There were also many observations about her practice that were very positive.

  • Patients enjoyed visiting with the staff and Dr. Kassell.  It was a friendly and professional atmosphere.
  • The dentist was excellent at presenting a concise and understandable treatment plan to each patient.  Her assistant was well-trained and was very effective in answering the patients’ questions about procedures and treatment.
  • Her hygienist was comfortable with “pre-heating” her patients to possible treatment that may be recommended by Dr. Kassell.  She used the intraoral camera extensively.
  • The “New Patient Experience” was well accepted by all the new patients and I heard many compliments from the patients as they were leaving.

OK…so what is wrong with this picture?  With so many positive points, what is happening here?  Do you know?  Is this happening in your office? 

Recommendations:

  1. Jamie, the Practice Coordinator, MUST learn to perform the following tasks:
    1. Present the treatment plan as sequenced by the doctor and assistant, along with the patient’s investment.  Offer financial options, such as Care Credit and schedule the patient for the first appointment, informing them of their “portion” to be paid at that time.  Give the patient a signed copy of the treatment plan.  Write the patient’s portion on the back of the appointment card “as a courtesy”.
    2. Statements MUST be sent out weekly or when an insurance payment is posted and the patient still has a balance.
    3. Insurance claims MUST be followed up on within 15 days
    4. Past due account follow-up phone calls MUST be made monthly and handled accordingly
    5. She MUST collect the patient’s portion at the time of their visit and not wait to send the statement after the insurance company has paid.
  2. A monthly monitor must be completed and reviewed that illustrates Jamie’s performance in order to hold her accountable for her tasks.
  3. A review of her performance must be conducted with Dr. Kassell to discuss training issues, challenges and positive reinforcement.
  4. Within a reasonable amount of time (3-6 months) a decision must be made regarding whether or not Jamie is the right employee for this position.

Conclusions:

WOW!  Item #4 is aggressive and confrontational, isn’t it?  No, it isn’t.  Dr. Kassell owns a business and she must make business decisions in order to keep her business profitable.  If she is not profitable, she can’t keep her doors open and continue to do what she enjoys, which is practicing dentistry.
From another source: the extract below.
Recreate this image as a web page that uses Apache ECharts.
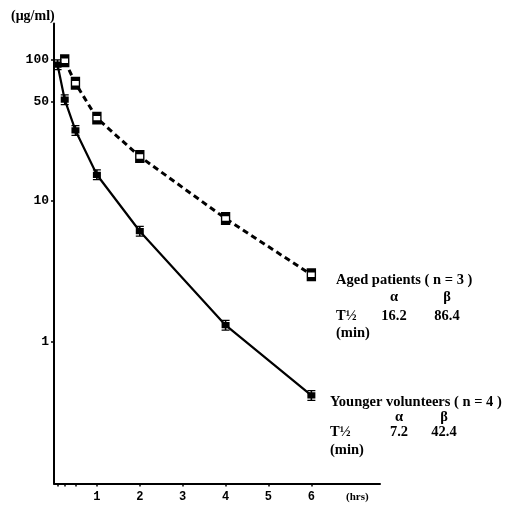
<!DOCTYPE html>
<html>
<head>
<meta charset="utf-8">
<script src="https://cdn.jsdelivr.net/npm/echarts@6/dist/echarts.min.js"></script>
<style>
  html, body { margin: 0; padding: 0; background: #fff; }
  #chart { width: 514px; height: 510px; }
</style>
</head>
<body>
<div id="chart"></div>
<script>
// Plasma concentration (µg/ml) versus time (hrs), semi-log plot
const youngTimes = [0.083, 0.25, 0.5, 1, 2, 4, 6];
const youngConc = [92, 52, 31.5, 15.3, 6.1, 1.32, 0.42];
const agedTimes = [0.25, 0.5, 1, 2, 4, 6];
const agedConc = [98, 68, 38.5, 20.6, 7.5, 3.0];

const yTickValues = [1, 10, 50, 100];
const xLabelValues = [1, 2, 3, 4, 5, 6];
const xTickValues = [1 / 12, 0.25, 0.5, 1, 2, 3, 4, 5, 6];

const agedLines = ['Aged patients ( n = 3 )', 'α', 'β', 'T½', '16.2', '86.4', '(min)'];
const youngLines = ['Younger volunteers ( n = 4 )', 'α', 'β', 'T½', '7.2', '42.4', '(min)'];

const serif = '"Liberation Serif", "DejaVu Serif", serif';
const mono = '"Liberation Mono", "DejaVu Sans Mono", monospace';

// marker with small error-bar caps above and below a square
const capSquare = 'path://M1,0H9V1.6H1Z M4.2,1.6H5.8V3H4.2Z M1,3H9V11H1Z M4.2,11H5.8V12.4H4.2Z M1,12.4H9V14H1Z';

const pair = (xs, ys) => xs.map((x, i) => [x, ys[i]]);

function noteBlock(lines, x0, yTitle, alphaX, betaX, rowGap, size) {
  const style = (text, x, y, align) => ({
    type: 'text', x: x, y: y,
    style: { text: text, font: 'bold ' + size + 'px ' + serif, fill: '#000', align: align || 'left', verticalAlign: 'middle' }
  });
  return [
    style(lines[0], x0, yTitle),
    style(lines[1], alphaX, yTitle + rowGap[0], 'center'),
    style(lines[2], betaX, yTitle + rowGap[0], 'center'),
    style(lines[3], x0, yTitle + rowGap[1]),
    style(lines[4], alphaX, yTitle + rowGap[1], 'center'),
    style(lines[5], betaX, yTitle + rowGap[1], 'center'),
    style(lines[6], x0, yTitle + rowGap[2])
  ];
}

const chart = echarts.init(document.getElementById('chart'), null, { renderer: 'canvas' });

chart.setOption({
  animation: false,
  backgroundColor: '#fff',
  grid: { left: 54, right: 134, top: 23.5, bottom: 26.5 },
  xAxis: {
    type: 'value',
    min: 0,
    max: 7.6,
    splitLine: { show: false },
    axisLine: { lineStyle: { color: '#000', width: 2 } },
    axisTick: { show: true, length: 3, customValues: xTickValues, lineStyle: { color: '#000', width: 1.5 } },
    axisLabel: {
      customValues: xLabelValues, margin: 7,
      color: '#000', fontFamily: mono, fontWeight: 'bold', fontSize: 12
    }
  },
  yAxis: {
    type: 'log',
    logBase: 10,
    min: 0.1,
    max: 180,
    splitLine: { show: false },
    axisLine: { show: true, lineStyle: { color: '#000', width: 2 } },
    axisTick: { show: true, length: 3, customValues: yTickValues, lineStyle: { color: '#000', width: 1.5 } },
    axisLabel: {
      customValues: yTickValues, margin: 5,
      color: '#000', fontFamily: mono, fontWeight: 'bold', fontSize: 13
    }
  },
  series: [
    {
      name: 'Younger volunteers',
      type: 'line',
      data: pair(youngTimes, youngConc),
      symbol: capSquare,
      symbolSize: [8, 11],
      lineStyle: { color: '#000', width: 2.2, type: 'solid' },
      itemStyle: { color: '#000' },
      z: 3
    },
    {
      name: 'Aged patients',
      type: 'line',
      data: pair(agedTimes, agedConc),
      symbol: capSquare,
      symbolSize: [8, 11],
      lineStyle: { color: '#000', width: 3, type: [6, 4] },
      itemStyle: { color: '#fff', borderColor: '#000', borderWidth: 1.6 },
      z: 2
    }
  ],
  graphic: [
    {
      type: 'text', x: 11, y: 16,
      style: { text: '(μg/ml)', font: 'bold 14px ' + serif, fill: '#000', verticalAlign: 'middle' }
    },
    {
      type: 'text', x: 346, y: 497,
      style: { text: '(hrs)', font: 'bold 11px ' + serif, fill: '#000', verticalAlign: 'middle' }
    }
  ]
    .concat(noteBlock(agedLines, 336, 280, 394, 447, [17, 36, 53], 14.5))
    .concat(noteBlock(youngLines, 330, 402, 399, 444, [15, 30, 48], 14.5))
});
</script>
</body>
</html>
Dr. Kassell’s practice thrived for the first 3 years because she had a Practice Coordinator that understood the necessity for patients to pay for the services that they received.  When she left and Jamie was hired, Jamie was an exceptionally friendly face at the front desk and all the patients liked her immediately.  However, managing the financial aspect of the patient accounts was not her strong suit.  Over the past 2 years, less and less money was being cash-flowed.  Since there were no monitors completed to illustrate these facts, Dr. Kassell didn’t know what was happening. 

Doctors….PLEASE get training for your business employees in order for them to perform at their maximum potential.  As hard as it is, DO NOT KEEP an employee that is not suited for the position that they were hired for.  It will eventually break your bank and you could be the one looking for another job!